Quotes of the Day
“This headline writer should get a bonus.” — WaPo’s Karen Tumulty of a headline this week in LAT.
“Every time I work outside I’m reminded that mosquitos [sic]:Kevin::Kevin:chicken fried steak. And bug spray must be like cream gravy or something because it has no effect.” — Townhall Managing Editor Kevin Glass, who apparently uses bug spray on his steak.
“Dear God, glitch in condo quest! Keep fingers crossed, trying to work things out. Kids I can’t take another disappointment…” — ABC7’s Stephen Tschida, who has been through the wringer with his search for a condo.
Wrap your head around this…
“Carol Burnett to receive Mark Twain Prize for American Humor.” — WaPo Book World Editor Ron Charles.
“I award @RonCharles the Carol Burnett Prize for American Humor.” — Reuters‘ Jack Shafer.

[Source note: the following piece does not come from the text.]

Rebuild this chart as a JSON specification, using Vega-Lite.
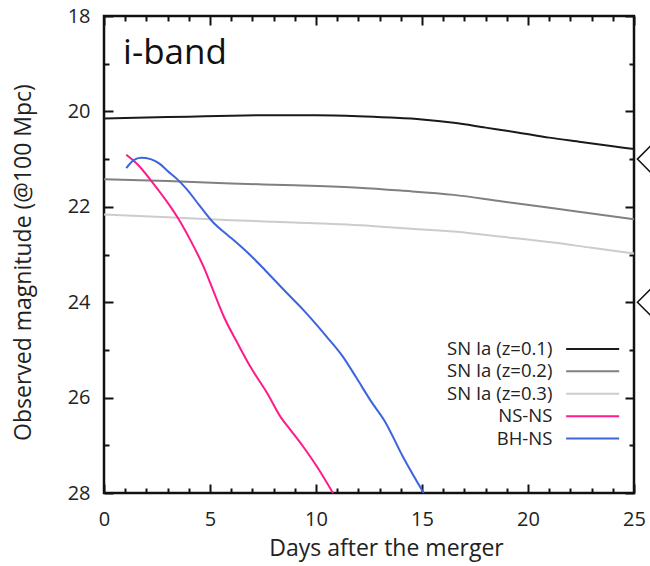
{
  "$schema": "https://vega.github.io/schema/vega-lite/v6.json",
  "width": 530,
  "height": 477,
  "autosize": {"type": "none"},
  "padding": {"left": 104, "top": 16, "right": 16, "bottom": 73},
  "background": "white",
  "config": {
    "font": "Open Sans",
    "view": {"stroke": "#111111", "strokeWidth": 2.5},
    "axis": {"labelColor": "#222222", "titleColor": "#222222", "titleFontWeight": "normal", "grid": false, "domain": false, "tickColor": "#111111", "tickWidth": 2, "labelOverlap": false, "labelFlush": false}
  },
  "datasets": {
    "curves": [
      {"series": "SN Ia (z=0.1)", "day": 0, "mag": 20.15},
      {"series": "SN Ia (z=0.1)", "day": 2, "mag": 20.13},
      {"series": "SN Ia (z=0.1)", "day": 4, "mag": 20.11},
      {"series": "SN Ia (z=0.1)", "day": 6, "mag": 20.09},
      {"series": "SN Ia (z=0.1)", "day": 8, "mag": 20.08},
      {"series": "SN Ia (z=0.1)", "day": 10, "mag": 20.08},
      {"series": "SN Ia (z=0.1)", "day": 12, "mag": 20.1},
      {"series": "SN Ia (z=0.1)", "day": 13.5, "mag": 20.13},
      {"series": "SN Ia (z=0.1)", "day": 15, "mag": 20.17},
      {"series": "SN Ia (z=0.1)", "day": 16.5, "mag": 20.24},
      {"series": "SN Ia (z=0.1)", "day": 18, "mag": 20.34},
      {"series": "SN Ia (z=0.1)", "day": 19.5, "mag": 20.44},
      {"series": "SN Ia (z=0.1)", "day": 21, "mag": 20.55},
      {"series": "SN Ia (z=0.1)", "day": 22.5, "mag": 20.64},
      {"series": "SN Ia (z=0.1)", "day": 24, "mag": 20.73},
      {"series": "SN Ia (z=0.1)", "day": 25, "mag": 20.79},
      {"series": "SN Ia (z=0.2)", "day": 0, "mag": 21.42},
      {"series": "SN Ia (z=0.2)", "day": 3, "mag": 21.46},
      {"series": "SN Ia (z=0.2)", "day": 6, "mag": 21.51},
      {"series": "SN Ia (z=0.2)", "day": 9, "mag": 21.55},
      {"series": "SN Ia (z=0.2)", "day": 12, "mag": 21.6},
      {"series": "SN Ia (z=0.2)", "day": 14, "mag": 21.66},
      {"series": "SN Ia (z=0.2)", "day": 16.5, "mag": 21.75},
      {"series": "SN Ia (z=0.2)", "day": 18.8, "mag": 21.89},
      {"series": "SN Ia (z=0.2)", "day": 21.2, "mag": 22.03},
      {"series": "SN Ia (z=0.2)", "day": 23, "mag": 22.14},
      {"series": "SN Ia (z=0.2)", "day": 25, "mag": 22.26},
      {"series": "SN Ia (z=0.3)", "day": 0, "mag": 22.16},
      {"series": "SN Ia (z=0.3)", "day": 3, "mag": 22.22},
      {"series": "SN Ia (z=0.3)", "day": 6, "mag": 22.28},
      {"series": "SN Ia (z=0.3)", "day": 9, "mag": 22.33},
      {"series": "SN Ia (z=0.3)", "day": 12.6, "mag": 22.4},
      {"series": "SN Ia (z=0.3)", "day": 14.5, "mag": 22.46},
      {"series": "SN Ia (z=0.3)", "day": 16.5, "mag": 22.52},
      {"series": "SN Ia (z=0.3)", "day": 18.8, "mag": 22.63},
      {"series": "SN Ia (z=0.3)", "day": 21.2, "mag": 22.75},
      {"series": "SN Ia (z=0.3)", "day": 23, "mag": 22.86},
      {"series": "SN Ia (z=0.3)", "day": 25, "mag": 22.98},
      {"series": "NS-NS", "day": 1.05, "mag": 20.91},
      {"series": "NS-NS", "day": 1.6, "mag": 21.12},
      {"series": "NS-NS", "day": 2.2, "mag": 21.44},
      {"series": "NS-NS", "day": 2.8, "mag": 21.79},
      {"series": "NS-NS", "day": 3.45, "mag": 22.21},
      {"series": "NS-NS", "day": 4.1, "mag": 22.72},
      {"series": "NS-NS", "day": 4.7, "mag": 23.26},
      {"series": "NS-NS", "day": 5.2, "mag": 23.81},
      {"series": "NS-NS", "day": 5.65, "mag": 24.3},
      {"series": "NS-NS", "day": 6.3, "mag": 24.86},
      {"series": "NS-NS", "day": 6.9, "mag": 25.35},
      {"series": "NS-NS", "day": 7.7, "mag": 25.91},
      {"series": "NS-NS", "day": 8.35, "mag": 26.42},
      {"series": "NS-NS", "day": 8.8, "mag": 26.68},
      {"series": "NS-NS", "day": 9.4, "mag": 27.03},
      {"series": "NS-NS", "day": 10.05, "mag": 27.45},
      {"series": "NS-NS", "day": 10.8, "mag": 28.0},
      {"series": "BH-NS", "day": 1.05, "mag": 21.19},
      {"series": "BH-NS", "day": 1.4, "mag": 21.02},
      {"series": "BH-NS", "day": 1.75, "mag": 20.97},
      {"series": "BH-NS", "day": 2.2, "mag": 21.0},
      {"series": "BH-NS", "day": 2.6, "mag": 21.09},
      {"series": "BH-NS", "day": 3.0, "mag": 21.25},
      {"series": "BH-NS", "day": 3.45, "mag": 21.42},
      {"series": "BH-NS", "day": 3.9, "mag": 21.63},
      {"series": "BH-NS", "day": 4.5, "mag": 21.97},
      {"series": "BH-NS", "day": 5.2, "mag": 22.35},
      {"series": "BH-NS", "day": 5.8, "mag": 22.58},
      {"series": "BH-NS", "day": 6.5, "mag": 22.85},
      {"series": "BH-NS", "day": 7.1, "mag": 23.1},
      {"series": "BH-NS", "day": 7.6, "mag": 23.33},
      {"series": "BH-NS", "day": 8.5, "mag": 23.75},
      {"series": "BH-NS", "day": 9.4, "mag": 24.16},
      {"series": "BH-NS", "day": 10.5, "mag": 24.72},
      {"series": "BH-NS", "day": 11.2, "mag": 25.1},
      {"series": "BH-NS", "day": 11.9, "mag": 25.58},
      {"series": "BH-NS", "day": 12.6, "mag": 26.08},
      {"series": "BH-NS", "day": 13.25, "mag": 26.5},
      {"series": "BH-NS", "day": 14.1, "mag": 27.24},
      {"series": "BH-NS", "day": 15.08, "mag": 28.0}
    ],
    "legendRows": [
      {"series": "SN Ia (z=0.1)", "mag": 24.98, "x1": 21.8, "x2": 24.3, "tx": 21.15},
      {"series": "SN Ia (z=0.2)", "mag": 25.45, "x1": 21.8, "x2": 24.3, "tx": 21.15},
      {"series": "SN Ia (z=0.3)", "mag": 25.92, "x1": 21.8, "x2": 24.3, "tx": 21.15},
      {"series": "NS-NS", "mag": 26.39, "x1": 21.8, "x2": 24.3, "tx": 21.15},
      {"series": "BH-NS", "mag": 26.86, "x1": 21.8, "x2": 24.3, "tx": 21.15}
    ],
    "markers": [
      {"day": 25.75, "mag": 21},
      {"day": 25.75, "mag": 24}
    ],
    "note": [
      {"day": 0.9, "mag": 19.0, "label": "i-band"}
    ]
  },
  "layer": [
    {
      "data": {"name": "curves"},
      "mark": {"type": "line", "interpolate": "monotone"},
      "encoding": {
        "x": {
          "field": "day", "type": "quantitative",
          "scale": {"domain": [0, 25], "nice": false, "zero": false},
          "axis": {
            "orient": "bottom",
            "values": [0,1,2,3,4,5,6,7,8,9,10,11,12,13,14,15,16,17,18,19,20,21,22,23,24,25],
            "labelExpr": "datum.value % 5 === 0 ? datum.label : ''",
            "tickSize": {"condition": {"test": "datum.value % 5 === 0", "value": -9}, "value": -5},
            "labelFontSize": 20,
            "labelPadding": 25,
            "title": "Days after the merger",
            "titleFontSize": 23,
            "titlePadding": 4,
            "titleX": 282
          }
        },
        "y": {
          "field": "mag", "type": "quantitative",
          "scale": {"domain": [18, 28], "nice": false, "zero": false, "reverse": true},
          "axis": {
            "orient": "left",
            "values": [18,19,20,21,22,23,24,25,26,27,28],
            "labelExpr": "datum.value % 2 === 0 ? datum.label : ''",
            "tickSize": {"condition": {"test": "datum.value % 2 === 0", "value": -9}, "value": -5},
            "labelFontSize": 20,
            "labelPadding": 23,
            "title": "Observed magnitude (@100 Mpc)",
            "titleFontSize": 23,
            "titlePadding": 32,
            "titleY": 246
          }
        },
        "color": {
          "field": "series", "type": "nominal",
          "scale": {"domain": ["SN Ia (z=0.1)", "SN Ia (z=0.2)", "SN Ia (z=0.3)", "NS-NS", "BH-NS"], "range": ["#1a1a1a", "#808080", "#cccccc", "#ff1a8c", "#3c64dc"]},
          "legend": null
        },
        "strokeWidth": {
          "field": "series", "type": "nominal",
          "scale": {"domain": ["SN Ia (z=0.1)", "SN Ia (z=0.2)", "SN Ia (z=0.3)", "NS-NS", "BH-NS"], "range": [2, 2, 2, 4, 4]},
          "legend": null
        }
      }
    },
    {
      "data": {"name": "markers"},
      "mark": {"type": "point", "shape": "diamond", "filled": false, "size": 625, "stroke": "#111111", "strokeWidth": 1.5, "clip": false, "opacity": 1},
      "encoding": {
        "x": {
          "field": "day", "type": "quantitative",
          "scale": {"domain": [0, 25], "nice": false, "zero": false},
          "axis": {
            "orient": "top",
            "values": [0,1,2,3,4,5,6,7,8,9,10,11,12,13,14,15,16,17,18,19,20,21,22,23,24,25],
            "labels": false,
            "tickSize": {"condition": {"test": "datum.value % 5 === 0", "value": -9}, "value": -5},
            "title": null
          }
        },
        "y": {
          "field": "mag", "type": "quantitative",
          "scale": {"domain": [18, 28], "nice": false, "zero": false, "reverse": true},
          "axis": {
            "orient": "right",
            "values": [18,19,20,21,22,23,24,25,26,27,28],
            "labels": false,
            "tickSize": {"condition": {"test": "datum.value % 2 === 0", "value": -9}, "value": -5},
            "title": null
          }
        }
      }
    },
    {
      "data": {"name": "legendRows"},
      "mark": {"type": "rule"},
      "encoding": {
        "x": {"field": "x1", "type": "quantitative", "axis": null},
        "x2": {"field": "x2"},
        "y": {"field": "mag", "type": "quantitative", "axis": null},
        "color": {"field": "series", "type": "nominal", "legend": null},
        "strokeWidth": {"field": "series", "type": "nominal", "legend": null}
      }
    },
    {
      "data": {"name": "legendRows"},
      "mark": {"type": "text", "align": "right", "baseline": "middle", "fontSize": 18.5, "color": "#222222"},
      "encoding": {
        "x": {"field": "tx", "type": "quantitative", "axis": null},
        "y": {"field": "mag", "type": "quantitative", "axis": null},
        "text": {"field": "series"}
      }
    },
    {
      "data": {"name": "note"},
      "mark": {"type": "text", "align": "left", "baseline": "alphabetic", "fontSize": 35, "color": "#111111"},
      "encoding": {
        "x": {"field": "day", "type": "quantitative", "axis": null},
        "y": {"field": "mag", "type": "quantitative", "axis": null},
        "text": {"field": "label"}
      }
    }
  ],
  "resolve": {"axis": {"x": "independent", "y": "independent"}}
}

Bureau Chief gets touch of road rage
“Oh my god, this traffic is soul crushing. …I don’t know how people drive to work. I’d murder all the things if I had to do this.” — BuzzFeed Bureau Chief John Stanton on Tuesday evening.
WTF Part II
“So, I know I’ve been going on all day about graduations, but something crazy just happened on FB, and I had to immediately defriend someone. Am I crazy for this? When is it ever really appropriate to hit someone with a ‘yo you didnt call me?’ if y’all don’t really talk?” — WaPo Express‘ Clinton Yates. First off, yes, Yates, you’re crazy for this. Dear Readers, we tried in vain to get the complete story out of him last night as to what happened here, but failed miserably. Either his story sucks or we don’t get it. We’re willing to concede both. But you’ve been warned. Go “trolling” in the vicinity of Yates on social media and you could be defriended, blocked, etc…
Learning the lingo
“I also learned that ‘Katie Holmes’ Knee Vagina?’ is an actual headline.” — Jazz Shaw, weekend editor at Hot Air.